Sharavyn Pürevjav

Personal information
- Born: 1927 (age 98–99) Bulgan, Dornod, Mongolia

Chess career
- Country: Mongolia

= Sharavyn Pürevjav =

Mongolian chess player

Sharavyn Pürevjav (Шаравын Пүрэвжав; born 1927) is a Mongolian chess player and Mongolian Chess Championship winner (1962).

==Biography==
By profession Sharavyn Pürevjav was a mathematics teacher. He learned to play chess at the age of 20. In the 1950s and 1960s Sharavyn Pürevjav was one of Mongolia's leading chess players. In 1962, he won the Mongolian Chess Championship.

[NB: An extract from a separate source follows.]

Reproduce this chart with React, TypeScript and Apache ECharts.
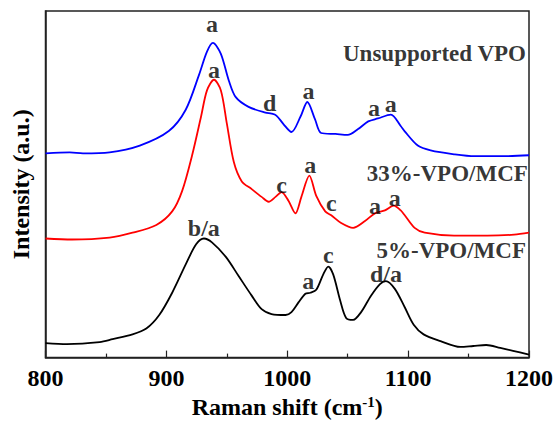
import React, { useEffect, useRef } from "react";
import * as echarts from "echarts";

// Raman spectra (wavenumber cm^-1, intensity a.u. offset-stacked)
const unsupportedVPO: [number, number][] = [
  [800, 211], [820, 212], [831, 211], [853, 212], [878, 219], [902, 234], [916, 256],
  [927, 292], [933.6, 316], [938.5, 325], [945, 314], [951.7, 286], [957.4, 269],
  [968, 259], [982, 253], [987, 252], [991, 250], [997, 241], [1003.5, 233],
  [1011, 249], [1016.6, 264], [1023, 246], [1028, 232], [1040, 231], [1050, 230],
  [1058.6, 236], [1067, 244], [1075, 247], [1085.7, 251], [1094, 239], [1097, 234],
  [1108, 219], [1118.6, 214], [1138, 210], [1155, 208], [1176, 208], [1200, 209],
];

const vpo33MCF: [number, number][] = [
  [800, 123], [822, 122], [853, 124], [872, 129], [891.7, 137], [904.8, 151], [913, 172],
  [921.3, 209], [928.7, 249], [933.6, 276], [939.4, 287], [945.1, 276], [950, 242],
  [955.8, 202], [962.4, 182], [970.6, 174], [978.8, 166], [984.6, 161], [990.3, 166],
  [995.3, 171], [1001, 162], [1006.8, 149], [1011.7, 166], [1018.3, 188], [1024, 167],
  [1031.4, 151], [1036.4, 147], [1044.6, 139], [1054.5, 134], [1064.3, 141],
  [1072.5, 149], [1080.8, 152], [1088.2, 157], [1093.9, 152], [1097.2, 147],
  [1105.4, 134], [1113.7, 129], [1138, 126], [1165.5, 126], [1187.7, 127], [1200, 129],
];

const vpo5MCF: [number, number][] = [
  [800, 15], [817.7, 14], [844.8, 16], [855.5, 19], [872, 24], [883.4, 30], [894.1, 44],
  [904.8, 67], [916.3, 97], [924.6, 117], [931.1, 123], [937.7, 119], [949.2, 104],
  [959.9, 84], [970.6, 64], [978.8, 50], [987, 45], [998.6, 44], [1003.5, 47],
  [1009.3, 57], [1015, 66], [1019.1, 67], [1024, 70], [1029.8, 86], [1033.9, 94],
  [1038, 86], [1043.8, 59], [1048.7, 41], [1054.5, 39], [1061.1, 47], [1069.3, 64],
  [1076.7, 76], [1081.6, 79], [1089, 71], [1097.2, 52], [1104.6, 34], [1112.8, 24],
  [1126.8, 17], [1143.2, 11], [1153.9, 12], [1164.6, 13], [1176.2, 10], [1186.8, 7],
  [1200, 3],
];

// Peak assignment labels: [wavenumber, intensity, text]
const peakLabels: [number, number, string][] = [
  [937.8, 345, "a"], [985.5, 263, "d"], [1017.5, 275, "a"], [1071.8, 258, "a"], [1085.7, 262, "a"],
  [939.3, 297, "a"], [995.3, 178, "c"], [1019, 199, "a"], [1036.4, 160, "c"], [1072.5, 157, "a"], [1089, 165, "a"],
  [931, 134, "b/a"], [1017.4, 79, "a"], [1034, 106, "c"], [1081.6, 86, "d/a"],
];

// Sample names: [wavenumber, intensity, text]
const sampleNames: [number, number, string][] = [
  [1197.5, 314, "Unsupported VPO"],
  [1199, 190, "33%-VPO/MCF"],
  [1197.5, 111, "5%-VPO/MCF"],
];

const xTicks = [800, 900, 1000, 1100, 1200];

const FONT = "'Liberation Serif', 'Times New Roman', serif";

export default function App() {
  const ref = useRef<HTMLDivElement>(null);
  useEffect(() => {
    if (!ref.current) return;
    const chart = echarts.init(ref.current, undefined, { renderer: "svg" });
    const lineSeries = (name: string, data: [number, number][], color: string) => ({
      name,
      type: "line",
      data,
      smooth: 0.3,
      showSymbol: false,
      symbol: "none",
      lineStyle: { color, width: 1.8 },
      z: 2,
    });
    const textStyle = { fontFamily: FONT, fontWeight: "bold", fontSize: 24, color: "#000" };
    chart.setOption({
      animation: false,
      backgroundColor: "#fff",
      grid: {
        left: 45.5,
        top: 11,
        right: 24,
        bottom: 55,
        show: true,
        borderColor: "#222",
        borderWidth: 1.5,
        containLabel: false,
      },
      xAxis: {
        type: "value",
        min: 800,
        max: 1200,
        interval: 100,
        name: "Raman shift (cm{sup|-1})",
        nameLocation: "middle",
        nameGap: 35,
        nameTextStyle: {
          ...textStyle,
          rich: {
            sup: { fontFamily: FONT, fontWeight: "bold", fontSize: 15, verticalAlign: "top", padding: [0, 0, 10, 0], color: "#000" },
          },
        },
        axisLine: { show: true, lineStyle: { color: "#222", width: 1.5 } },
        axisTick: { show: true, inside: true, length: 7, lineStyle: { color: "#222", width: 1.2 } },
        minorTick: { show: true, splitNumber: 2, length: 4, lineStyle: { color: "#222", width: 1.2 } },
        splitLine: { show: false },
        axisLabel: {
          margin: 8,
          ...textStyle,
          formatter: (v: number) => (xTicks.includes(v) ? String(v) : ""),
        },
      },
      yAxis: {
        type: "value",
        min: 0,
        max: 358,
        name: "Intensity (a.u.)",
        nameLocation: "middle",
        nameGap: 13,
        nameTextStyle: textStyle,
        axisLine: { show: true, lineStyle: { color: "#222", width: 1.5 } },
        axisTick: { show: false },
        axisLabel: { show: false },
        splitLine: { show: false },
      },
      series: [
        lineSeries("Unsupported VPO", unsupportedVPO, "#0000ff"),
        lineSeries("33%-VPO/MCF", vpo33MCF, "#ff0000"),
        lineSeries("5%-VPO/MCF", vpo5MCF, "#000000"),
        {
          type: "scatter",
          data: peakLabels,
          symbolSize: 0,
          silent: true,
          z: 3,
          label: {
            show: true,
            position: "inside",
            formatter: (p: any) => p.value[2],
            ...textStyle,
            lineHeight: 17,
          },
        },
        {
          type: "scatter",
          data: sampleNames,
          symbolSize: 0,
          silent: true,
          z: 3,
          label: {
            show: true,
            position: "inside",
            align: "right",
            verticalAlign: "middle",
            formatter: (p: any) => p.value[2],
            ...textStyle,
            fontSize: 23,
            lineHeight: 17,
          },
        },
      ],
    });
    return () => chart.dispose();
  }, []);
  return <div ref={ref} style={{ width: 556, height: 424, position: "absolute", left: 0, top: 0 }} />;
}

Sharavyn Pürevjav played for Mongolia in the Chess Olympiads:
- In 1962, at first board in the 15th Chess Olympiad in Varna (+3, =7, -7),
- In 1964, at third board in the 16th Chess Olympiad in Tel Aviv (+2, =2, -6),
- In 1968, at second reserve board in the 18th Chess Olympiad in Lugano (+1, =3, -2),
- In 1974, at second reserve board in the 21st Chess Olympiad in Nice (+2, =3, -0).

Sharav Purevzhav played for Mongolia in the World Student Team Chess Championship:
- In 1958, at fourth board in the 5th World Student Team Chess Championship in Varna (+2, =2, -3).